AIM OF THE TASK -> Transcribe every line from the top down to the line with "const smith = smithAngle.map((a, i)", both ends included, but not the pictures.

SOURCE MATERIAL ->
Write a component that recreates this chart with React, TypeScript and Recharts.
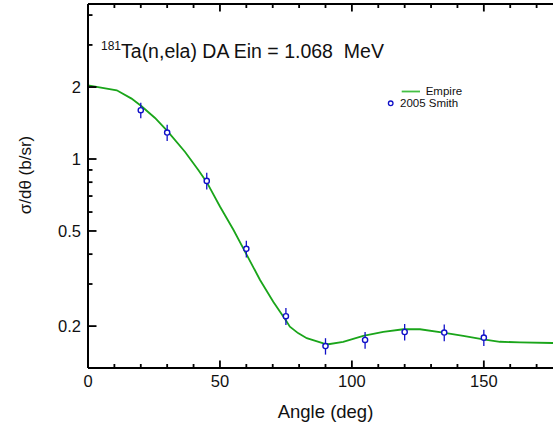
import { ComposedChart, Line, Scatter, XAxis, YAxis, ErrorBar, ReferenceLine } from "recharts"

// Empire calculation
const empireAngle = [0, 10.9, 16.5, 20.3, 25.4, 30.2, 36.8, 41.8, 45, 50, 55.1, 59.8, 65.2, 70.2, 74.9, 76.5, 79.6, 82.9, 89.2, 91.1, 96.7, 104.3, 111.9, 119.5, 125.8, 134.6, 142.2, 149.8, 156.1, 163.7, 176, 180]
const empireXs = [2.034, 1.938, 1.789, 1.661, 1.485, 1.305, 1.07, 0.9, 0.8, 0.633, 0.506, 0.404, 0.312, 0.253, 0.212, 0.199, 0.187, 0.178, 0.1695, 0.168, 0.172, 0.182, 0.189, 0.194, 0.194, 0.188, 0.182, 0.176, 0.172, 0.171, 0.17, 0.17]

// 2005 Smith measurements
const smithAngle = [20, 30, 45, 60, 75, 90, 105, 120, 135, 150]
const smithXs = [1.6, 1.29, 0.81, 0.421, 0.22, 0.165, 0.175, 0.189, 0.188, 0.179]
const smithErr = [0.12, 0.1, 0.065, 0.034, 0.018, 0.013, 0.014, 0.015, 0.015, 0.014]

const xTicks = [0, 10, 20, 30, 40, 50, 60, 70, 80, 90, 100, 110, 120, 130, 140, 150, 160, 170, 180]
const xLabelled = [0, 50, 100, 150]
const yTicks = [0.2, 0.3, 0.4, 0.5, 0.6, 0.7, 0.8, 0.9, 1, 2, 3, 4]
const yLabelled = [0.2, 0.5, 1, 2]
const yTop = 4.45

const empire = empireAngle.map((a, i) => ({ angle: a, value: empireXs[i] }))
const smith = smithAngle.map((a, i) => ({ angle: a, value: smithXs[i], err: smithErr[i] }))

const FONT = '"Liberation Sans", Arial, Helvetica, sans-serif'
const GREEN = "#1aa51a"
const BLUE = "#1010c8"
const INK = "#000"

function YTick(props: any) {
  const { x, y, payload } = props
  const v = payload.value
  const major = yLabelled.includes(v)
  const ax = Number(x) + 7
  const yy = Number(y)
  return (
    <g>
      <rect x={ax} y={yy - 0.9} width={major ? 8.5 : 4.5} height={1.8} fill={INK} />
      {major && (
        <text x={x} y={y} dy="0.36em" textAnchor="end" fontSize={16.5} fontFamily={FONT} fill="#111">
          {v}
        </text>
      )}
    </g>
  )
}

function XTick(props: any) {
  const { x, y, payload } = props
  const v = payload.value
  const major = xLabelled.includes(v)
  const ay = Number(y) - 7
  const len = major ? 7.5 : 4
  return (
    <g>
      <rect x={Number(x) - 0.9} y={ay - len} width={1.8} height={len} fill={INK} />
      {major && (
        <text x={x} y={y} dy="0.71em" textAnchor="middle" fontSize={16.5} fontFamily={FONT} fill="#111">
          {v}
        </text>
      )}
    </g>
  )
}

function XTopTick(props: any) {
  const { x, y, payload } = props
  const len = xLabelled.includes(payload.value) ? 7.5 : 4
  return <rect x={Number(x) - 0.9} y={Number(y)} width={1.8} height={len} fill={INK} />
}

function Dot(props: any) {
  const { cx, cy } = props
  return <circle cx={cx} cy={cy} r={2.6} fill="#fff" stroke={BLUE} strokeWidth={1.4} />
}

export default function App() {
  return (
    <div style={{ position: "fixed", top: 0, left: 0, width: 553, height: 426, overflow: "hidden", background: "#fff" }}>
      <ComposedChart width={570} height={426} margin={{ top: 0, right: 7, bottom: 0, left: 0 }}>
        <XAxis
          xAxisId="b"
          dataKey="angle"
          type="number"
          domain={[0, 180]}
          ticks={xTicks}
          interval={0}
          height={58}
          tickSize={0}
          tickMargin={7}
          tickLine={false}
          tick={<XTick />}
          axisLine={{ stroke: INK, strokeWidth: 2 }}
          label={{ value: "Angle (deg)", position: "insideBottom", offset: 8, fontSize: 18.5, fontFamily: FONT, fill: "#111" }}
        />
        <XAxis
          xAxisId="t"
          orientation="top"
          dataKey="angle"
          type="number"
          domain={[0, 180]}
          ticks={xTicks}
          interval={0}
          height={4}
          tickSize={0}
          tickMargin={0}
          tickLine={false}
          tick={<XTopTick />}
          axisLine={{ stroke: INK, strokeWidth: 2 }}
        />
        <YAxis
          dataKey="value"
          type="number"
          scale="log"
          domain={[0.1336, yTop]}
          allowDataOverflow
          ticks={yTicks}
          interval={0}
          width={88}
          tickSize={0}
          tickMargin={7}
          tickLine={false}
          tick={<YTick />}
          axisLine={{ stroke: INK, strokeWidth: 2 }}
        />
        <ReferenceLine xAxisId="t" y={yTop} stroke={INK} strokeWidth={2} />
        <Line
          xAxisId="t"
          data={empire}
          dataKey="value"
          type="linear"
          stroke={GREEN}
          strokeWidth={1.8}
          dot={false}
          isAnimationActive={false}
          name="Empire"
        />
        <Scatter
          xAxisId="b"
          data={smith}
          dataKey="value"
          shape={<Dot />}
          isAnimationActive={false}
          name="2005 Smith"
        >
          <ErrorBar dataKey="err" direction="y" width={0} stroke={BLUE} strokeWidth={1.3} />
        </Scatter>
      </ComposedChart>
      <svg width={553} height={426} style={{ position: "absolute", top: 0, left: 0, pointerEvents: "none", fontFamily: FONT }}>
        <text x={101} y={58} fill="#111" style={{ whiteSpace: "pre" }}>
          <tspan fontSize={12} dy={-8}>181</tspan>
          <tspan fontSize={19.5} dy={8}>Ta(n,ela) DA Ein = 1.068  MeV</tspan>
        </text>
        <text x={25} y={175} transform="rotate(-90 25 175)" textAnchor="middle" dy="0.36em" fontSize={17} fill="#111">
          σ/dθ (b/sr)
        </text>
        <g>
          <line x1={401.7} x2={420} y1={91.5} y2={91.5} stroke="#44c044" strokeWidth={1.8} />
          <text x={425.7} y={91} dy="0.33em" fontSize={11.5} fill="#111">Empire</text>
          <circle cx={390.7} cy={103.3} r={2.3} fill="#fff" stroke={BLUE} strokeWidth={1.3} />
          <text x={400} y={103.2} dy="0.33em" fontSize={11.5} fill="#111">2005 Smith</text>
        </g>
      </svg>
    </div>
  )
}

FULL SOLUTION ->
Write a component that recreates this chart with React, TypeScript and Recharts.
import { ComposedChart, Line, Scatter, XAxis, YAxis, ErrorBar, ReferenceLine } from "recharts"

// Empire calculation
const empireAngle = [0, 10.9, 16.5, 20.3, 25.4, 30.2, 36.8, 41.8, 45, 50, 55.1, 59.8, 65.2, 70.2, 74.9, 76.5, 79.6, 82.9, 89.2, 91.1, 96.7, 104.3, 111.9, 119.5, 125.8, 134.6, 142.2, 149.8, 156.1, 163.7, 176, 180]
const empireXs = [2.034, 1.938, 1.789, 1.661, 1.485, 1.305, 1.07, 0.9, 0.8, 0.633, 0.506, 0.404, 0.312, 0.253, 0.212, 0.199, 0.187, 0.178, 0.1695, 0.168, 0.172, 0.182, 0.189, 0.194, 0.194, 0.188, 0.182, 0.176, 0.172, 0.171, 0.17, 0.17]

// 2005 Smith measurements
const smithAngle = [20, 30, 45, 60, 75, 90, 105, 120, 135, 150]
const smithXs = [1.6, 1.29, 0.81, 0.421, 0.22, 0.165, 0.175, 0.189, 0.188, 0.179]
const smithErr = [0.12, 0.1, 0.065, 0.034, 0.018, 0.013, 0.014, 0.015, 0.015, 0.014]

const xTicks = [0, 10, 20, 30, 40, 50, 60, 70, 80, 90, 100, 110, 120, 130, 140, 150, 160, 170, 180]
const xLabelled = [0, 50, 100, 150]
const yTicks = [0.2, 0.3, 0.4, 0.5, 0.6, 0.7, 0.8, 0.9, 1, 2, 3, 4]
const yLabelled = [0.2, 0.5, 1, 2]
const yTop = 4.45

const empire = empireAngle.map((a, i) => ({ angle: a, value: empireXs[i] }))
const smith = smithAngle.map((a, i) => ({ angle: a, value: smithXs[i], err: smithErr[i] }))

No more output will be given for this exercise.